Guardando l'horror francese La horde (non male, presto o tardi lo recensirò), mi tornavano in mente a ritmo continuo le scene di un film di cui forse ho parlato troppo poco ma che, a mente fresca, devo dire che merita ben più di una semplice citazione.
Sto parlando di Dèmoni, italianissimo horror ambientato in una non meglio precisata città mitteleuropea, probabilmente in Germania. Con questo film Lamberto Bava realizzò, nell'ormai lontano 1985, una delle pellicole più moderne e spettacolari del cinema di genere italiano. Alla sceneggiatura parteciparono altri volponi: Dardano Sacchetti, Dario Argento (che riusciva a infilare il suo nome in una miriade di produzioni), Franco Ferrini. Gli effetti speciali furono affidati a Stivaletti, vera e propria autorità dell'epoca. Con la colonna sonora nelle mani di Claudio Simonetti, si hanno infine le giuste proporzioni di quella che fu una squadra vincente.
Dèmoni sta a metà tra il genere zombie in stile romeriano e quel sottofilone, in quegli anni quasi inesistente, che avrebbe poi riclassificato i morti viventi in creature tenaci, veloci, furiose. Dèmoni è anche uno tra i primi film a smarcarsi dallo stereotipo zombie=morto resuscitato antropofago. Infatti le creature di Bava sono assai meno classificabili e appartengono a un mondo che sta a metà tra l'esoterico (non a caso ci sono riferimenti a Nostradamus, e alcune manifestazioni di creature demoniache vere e proprie) e l'infezione di tipo virale/batteriologica. Il regista non dà tutte le risposte, mette molta carne al fuoco, e concentra gli sforzi sui ritmi concitati e sulle atmosfere lugubri del cinema Metropol, in cui gli ignari spettatori si troveranno a combattere i Dèmoni che danno il titolo al film.
Il giusto bilanciamento tra le scene splatter (che ai tempi mi interessava assai più di adesso) e i momenti di tensione danno vita a una pellicola che forse va oltre ai meriti della sceneggiatura. Gli scenari cupi del cinema blindato, la città anonima e ostile in cui è ambientato il film (e che sembra voler isolare i poveracci chiusi là dentro, come per evitare il diffondersi dell'infezione) e i personaggi ambigui che lo popolano riescono a creare un senso di disagio che, lo ricordo bene, era ben superiore ad altri titoli più celebrati.

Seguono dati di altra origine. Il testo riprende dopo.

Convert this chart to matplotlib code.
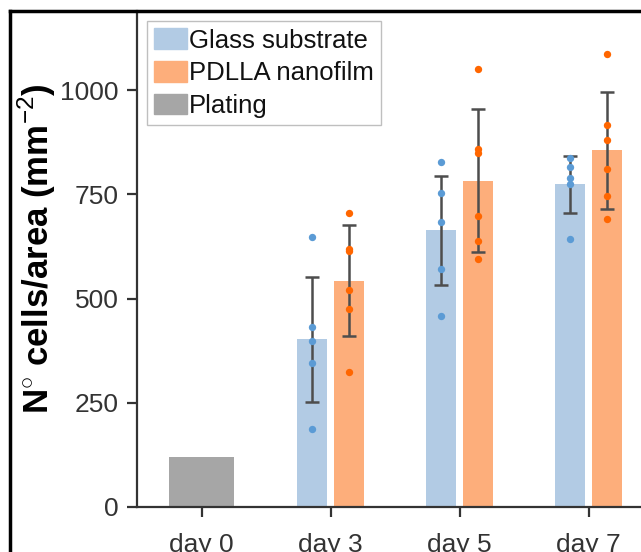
import numpy as np
import matplotlib
matplotlib.use("Agg")
import matplotlib.pyplot as plt
from matplotlib.patches import Patch
from matplotlib.lines import Line2D

plt.rcParams['font.family'] = ['Liberation Sans', 'DejaVu Sans']
plt.rcParams['mathtext.fontset'] = 'custom'
plt.rcParams['mathtext.rm'] = 'Liberation Sans'
plt.rcParams['mathtext.bf'] = 'Liberation Sans:bold'

# --- données ---
days = ["day 0", "day 3", "day 5", "day 7"]
plating_value = 120

glass_mean = [403, 664, 774]
glass_err = [150, 131, 68]
glass_points = [
    [648, 432, 398, 346, 187],
    [827, 754, 683, 570, 458],
    [838, 815, 790, 775, 642],
]

pdlla_mean = [543, 783, 856]
pdlla_err = [133, 172, 140]
pdlla_points = [
    [705, 620, 613, 520, 475, 324],
    [1051, 859, 850, 697, 639, 594],
    [1087, 916, 880, 812, 747, 691],
]

BLUE_BAR = '#b2cbe4'
BLUE_DOT = '#5b9bd5'
ORANGE_BAR = '#fdae7b'
ORANGE_DOT = '#ff6600'
GRAY_BAR = '#a6a6a6'
ERR_COLOR = '#4d4d4d'
AX_COLOR = '#333333'

fig = plt.figure(figsize=(6.41, 5.52), dpi=100)
ax = fig.add_axes([137 / 641, 45 / 552, 516 / 641, 496 / 552])

x = np.arange(len(days))
w = 0.235
off = 0.143

ax.bar(x[0], plating_value, width=0.5, color=GRAY_BAR, zorder=1)

xg = x[1:] - off
xp = x[1:] + off
ax.bar(xg, glass_mean, width=w, color=BLUE_BAR, zorder=1)
ax.bar(xp, pdlla_mean, width=w, color=ORANGE_BAR, zorder=1)

ax.errorbar(xg, glass_mean, yerr=glass_err, fmt='none', ecolor=ERR_COLOR,
            elinewidth=1.8, capsize=5, capthick=1.8, zorder=2)
ax.errorbar(xp, pdlla_mean, yerr=pdlla_err, fmt='none', ecolor=ERR_COLOR,
            elinewidth=1.8, capsize=5, capthick=1.8, zorder=2)

for i in range(3):
    ax.scatter([xg[i]] * len(glass_points[i]), glass_points[i], s=28,
               color=BLUE_DOT, linewidths=0, zorder=3)
    ax.scatter([xp[i]] * len(pdlla_points[i]), pdlla_points[i], s=28,
               color=ORANGE_DOT, linewidths=0, zorder=3)

ax.set_xlim(-0.5, 3.5)
ax.set_ylim(0, 1190)
ax.set_yticks([0, 250, 500, 750, 1000])
ax.set_xticks(x)
ax.set_xticklabels(days)

for side in ['top', 'right']:
    ax.spines[side].set_visible(False)
for side in ['left', 'bottom']:
    ax.spines[side].set_color(AX_COLOR)
    ax.spines[side].set_linewidth(1.6)

ax.tick_params(axis='both', direction='out', length=7, width=1.6,
               color=AX_COLOR, labelcolor=AX_COLOR, labelsize=19)
ax.tick_params(axis='y', pad=6)
ax.tick_params(axis='x', pad=12)

ax.set_ylabel(r"N$^{\circ}$ cells/area (mm$^{\mathrm{-2}}$)", fontsize=25,
              fontweight='bold')
ax.yaxis.set_label_coords(-0.153, 0.52)

handles = [Patch(color=BLUE_BAR), Patch(color=ORANGE_BAR), Patch(color=GRAY_BAR)]
leg = ax.legend(handles, ["Glass substrate", "PDLLA nanofilm", "Plating"],
                loc='upper left', fontsize=18.5, frameon=True, fancybox=False,
                handlelength=1.25, handleheight=0.85, handletextpad=0.1,
                labelspacing=0.33, borderpad=0.28, borderaxespad=0.4)
leg.get_frame().set_edgecolor('#b0b0b0')
leg.get_frame().set_linewidth(1.0)
for t in leg.get_texts():
    t.set_color('#111111')

# cadre noir du panneau
fig.add_artist(Line2D([10 / 641, 10 / 641], [0, 1 - 11 / 552], color='black',
                      linewidth=2.5, transform=fig.transFigure))
fig.add_artist(Line2D([10 / 641, 1], [1 - 11 / 552, 1 - 11 / 552], color='black',
                      linewidth=2.5, transform=fig.transFigure))

fig.savefig("out.png", dpi=100)
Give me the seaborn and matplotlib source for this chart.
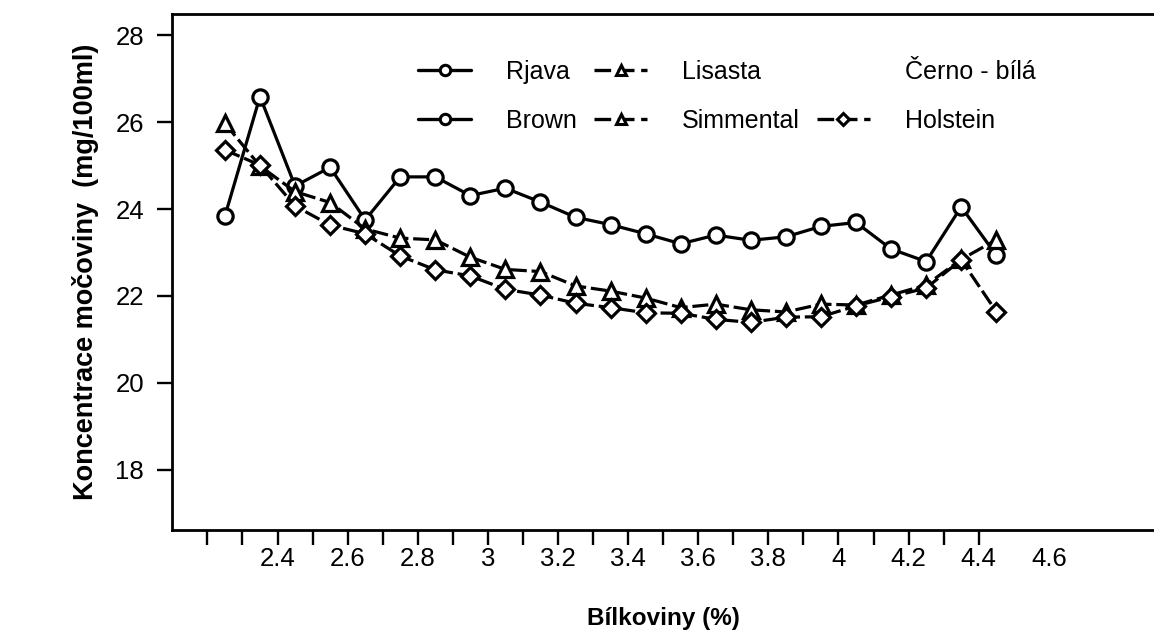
import numpy as np
import pandas as pd
import matplotlib
matplotlib.use("Agg")
import matplotlib.pyplot as plt
from matplotlib.lines import Line2D
from matplotlib.ticker import FixedLocator
import seaborn as sns

# ---- data ----
protein = [2.25, 2.35, 2.45, 2.55, 2.65, 2.75, 2.85, 2.95, 3.05, 3.15, 3.25, 3.35,
           3.45, 3.55, 3.65, 3.75, 3.85, 3.95, 4.05, 4.15, 4.25, 4.35, 4.45]
rjava = [23.84, 26.59, 24.53, 24.96, 23.75, 24.74, 24.74, 24.31, 24.48, 24.16, 23.81, 23.64,
         23.43, 23.20, 23.40, 23.28, 23.36, 23.60, 23.69, 23.08, 22.79, 24.05, 22.94]
lisasta = [25.97, 24.99, 24.40, 24.15, 23.54, 23.33, 23.29, 22.89, 22.61, 22.56, 22.23, 22.11,
           21.95, 21.73, 21.81, 21.68, 21.63, 21.81, 21.79, 22.02, 22.25, 22.84, 23.29]
holstein = [25.36, 25.01, 24.07, 23.63, 23.43, 22.92, 22.60, 22.46, 22.15, 22.02, 21.83, 21.73,
            21.61, 21.60, 21.46, 21.39, 21.51, 21.52, 21.77, 21.98, 22.18, 22.83, 21.64]
breeds = ["Rjava", "Lisasta", "Holstein"]
xtick_labels = ["2.4", "2.6", "2.8", "3", "3.2", "3.4", "3.6", "3.8", "4", "4.2", "4.4", "4.6"]
xtick_values = [2.4, 2.6, 2.8, 3.0, 3.2, 3.4, 3.6, 3.8, 4.0, 4.2, 4.4, 4.6]
xminor_values = [2.2, 2.3, 2.4, 2.5, 2.6, 2.7, 2.8, 2.9, 3.0, 3.1, 3.2, 3.3,
                 3.4, 3.5, 3.6, 3.7, 3.8, 3.9, 4.0, 4.1, 4.2, 4.3, 4.4]
ytick_values = [18, 20, 22, 24, 26, 28]

df = pd.DataFrame({
    "protein": protein * 3,
    "urea": rjava + lisasta + holstein,
    "breed": ["Rjava"] * len(protein) + ["Lisasta"] * len(protein) + ["Holstein"] * len(protein),
})

sns.set_theme(style="white")
plt.rcParams["font.family"] = ["Liberation Sans", "DejaVu Sans"]
plt.rcParams["text.color"] = "black"
plt.rcParams["axes.labelcolor"] = "black"

fig = plt.figure(figsize=(11.54, 6.33), dpi=100)
ax = fig.add_axes([172 / 1154, 103 / 633, 982 / 1154, 516 / 633])

dash = (5, 1.5)
sns.lineplot(
    data=df, x="protein", y="urea", style="breed", style_order=breeds,
    markers={"Rjava": "o", "Lisasta": "^", "Holstein": "D"},
    dashes={"Rjava": "", "Lisasta": dash, "Holstein": dash},
    color="black", linewidth=2.3, markersize=11, markeredgewidth=2.3,
    markerfacecolor="white", markeredgecolor="black",
    errorbar=None, sort=False, legend=False, ax=ax,
)
for ln in ax.lines:
    if ln.get_marker() == "D":
        ln.set_markersize(9.5)

ax.set_xlim(2.099, 4.90)
ax.set_ylim(16.61, 28.49)

for s in ["left", "top", "bottom"]:
    ax.spines[s].set_visible(True)
    ax.spines[s].set_color("black")
    ax.spines[s].set_linewidth(2.0)
ax.spines["right"].set_visible(False)

# x ticks: labels without marks, marks on minor ticks
ax.xaxis.remove_overlapping_locs = False
ax.set_xticks(xtick_values)
ax.set_xticklabels(xtick_labels)
ax.xaxis.set_minor_locator(FixedLocator(xminor_values))
ax.tick_params(axis="x", which="major", length=0, pad=12, labelsize=18.5, colors="black")
ax.tick_params(axis="x", which="minor", bottom=True, length=11, width=1.7, color="black")

ax.set_yticks(ytick_values)
ax.set_yticklabels([str(v) for v in ytick_values])
ax.tick_params(axis="y", which="major", left=True, length=11, width=1.7, pad=9,
               labelsize=18.5, colors="black")

ax.set_xlabel("Bílkoviny (%)", fontsize=17.5, fontweight="bold", labelpad=26)
ax.set_ylabel("Koncentrace močoviny  (mg/100ml)", fontsize=19.5, fontweight="bold", labelpad=12)
ax.grid(False)

# legend
h_circ = Line2D([], [], color="black", lw=2.4, marker="o", markersize=7.5,
                markerfacecolor="white", markeredgewidth=2.2)
h_tri = Line2D([], [], color="black", lw=2.4, marker="^", markersize=7.5,
               markerfacecolor="white", markeredgewidth=2.2, linestyle=(0, (5, 2)))
h_dia = Line2D([], [], color="black", lw=2.4, marker="D", markersize=6.5,
               markerfacecolor="white", markeredgewidth=2.2, linestyle=(0, (5, 2)))
h_blank = Line2D([], [], linestyle="none")
handles = [h_circ, h_circ, h_tri, h_tri, h_blank, h_dia]
labels = ["Rjava", "Brown", "Lisasta", "Simmental", "Černo - bílá", "Holstein"]
leg = ax.legend(handles, labels, ncol=3, loc="upper left", bbox_to_anchor=(0.228, 0.955),
                frameon=False, fontsize=18, handlelength=2.1, handletextpad=1.4,
                columnspacing=0.7, labelspacing=1.0)

fig.savefig("out.png", dpi=100)
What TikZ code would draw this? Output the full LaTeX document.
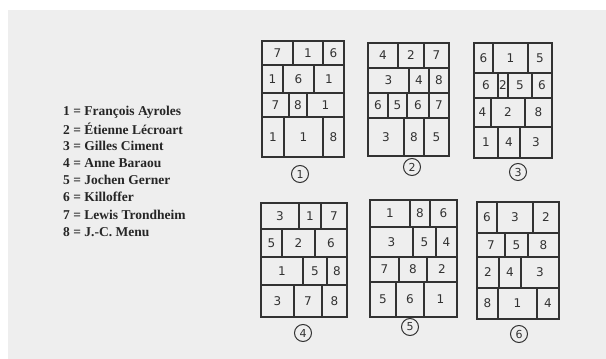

I dèmoni stessi poi sono spaventosi, nel loro incedere bestiale, fatto di passi scimmieschi, occhi che brillano al buio, gorgoglii ferali e ferite suppuranti. Senza parlare poi del processo di trasformazione, tanto cruento da rasentare quasi l'inguardabilità, almeno agli occhi di un tredicenne, quale ero alla prima “prima volta” davanti a questo film.
Qualcuno sostiene che la genialità del film sta poi nell'averci infilato dentro una dose abbondante di metacinema: i dèmoni si manifestano durante la proiezione di una pellicola che parla di loro. E, per una volta almeno, la scena si rivela piuttosto azzeccata, e non pacchiana e/o stupida.
Certo, in questo mio ricordo del film di Bava (seguito da un sequel carino, ma non altrettanto rivoluzionario) c'è anche molto affetto e tanta riconoscenza. Con gli occhi di adesso mi piacerebbe allo stesso modo? Chi può dirlo...
Una cosa gli va riconosciuta: quasi vent'anni prima degli zombie velocisti di Zack Snyder, prima degli infetti/contagiati di 28 giorni dopo, prima dei posseduti di REC, e assolutamente prima degli zombie micragnosi di La Horde, Bava aveva tirato fuori un prodottino innovativo e coi controcazzi.
Se non abitassimo in questa specie di staterello del sucontinente indiano, qualcuno penserebbe a produrre un terzo capitolo. E, Dio volendo, sarebbe davvero un bell'evento.
Ma invece qui siamo in Inculistan, e non sappiamo nemmeno rivalutare quel poco di buono che abbiamo prodotto in passato. Né fiutare un affare, se è per questo. E allora accontentiamoci di vedere i film francesi (lingua notoriamente di finocchi e comunisti) sottotitolati in italiano, e smettiamola di rompere.
Ok, le ultime affermazioni le ho scritte a condizionatore spento. Chiedo le attenuanti del caso.
Nota
Secondo i pessimi costumi in voga in quegli anni, fu prodotto un Demoni 3, che però non ha davvero nulla a che fare col dittico di Bava. Trattasi di un film del 1991 di Umberto Lenzi, una vera vaccata a base di voodoo e di ex schiavi che tornano dalla morte per... annoiare gli spettatori. Pessimo in tutti i sensi; se vi capita a tiro, evitatelo come il colera e la salmonellosi.